This is definitely a portable food event. A buffet is the only option; nobody wants to be sitting down at a table to eat when they'd rather be screaming at a television set or two. I wanted to catch you before you hit the grocery store and give you a new recipe to try - not one of the heartier snacks like Buffalo wings, pizza or chili - but a dip. Not only is this a really good dip, but (dare I say it?) a healthy one, too. Don’t get me wrong, I like the old standbys: clam dip, spinach dip, crab dip and 7 layer dip. And while I know eating smart and healthy just isn’t in the cards for Super Bowl parties, it might be fun to offer a refreshing new dip that is not only flavorful but healthy too.
Listing those old dips just now brought to mind a funny old TV episode. Do you remember that 1993 Seinfeld show in which George Costanza is confronted at a funeral reception after dipping the same chip twice? We laughed, but honestly, didn’t it make you hesitate just a little the next time you saw a dip at a party? I even put a small spoon in my nut dishes now.
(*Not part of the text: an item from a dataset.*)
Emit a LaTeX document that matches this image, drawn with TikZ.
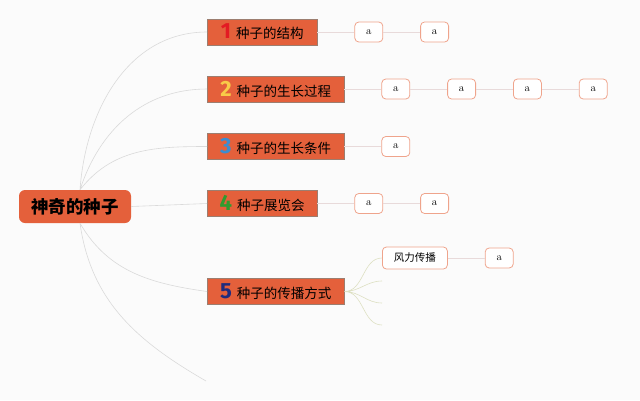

Luckily, my recipe is more a spread than a dip- so if you stick a small cocktail knife in the dish, everyone will spread it on- no double dipping. I like to serve it with some toasted pita triangles. Make it on Saturday- then the flavors will have had time to meld. The men in my family especially like this because it’s spicy and the women like it because it’s basically a veggie, it’s unusual and a snap to make. All you need is a food processor; the only thing that takes a little time is the peeling and cubing- which really takes no time at all. Roasting gives the vegetables tons of flavor and then you just dump it all in the processor. You really need to try this- I kid you not.
Roasted Eggplant Spread
Adapted from The Barefoot Contessa Cookbook
Ingredients:2 medium eggplants, peeled
1 red bell pepper, seeded
1 red onion, peeled
2 garlic cloves, minced
3 tablespoons olive oil
1/2 teaspoon cayenne pepper
1 1/2 teaspoons kosher salt
1/2 teaspoon freshly ground black pepper
2 tablespoons freshly squeezed lemon juice
2 tablespoons tahini
3 tablespoons chopped parsley (save a few sprigs for garnish)
Method:Preheat oven to 400°.
Cut the eggplant, red bell pepper and onion into 1 inch cubes. Mix the garlic, olive oil, cayenne, salt and pepper and toss with the vegetables. Spread on a non-stick or silpat-lined large baking sheet and roast for 45 minutes. Toss several times while roasting so the vegetables are evenly browned and tender. Cool slightly.
Pour all the vegetables into a food processor, add the lemon juice and tahini and pulse until blended. Add the chopped parsley and blend briefly. Put the eggplant mixture into a pretty bowl, garnish with a sprig of parsley and serve with toasted pita triangles.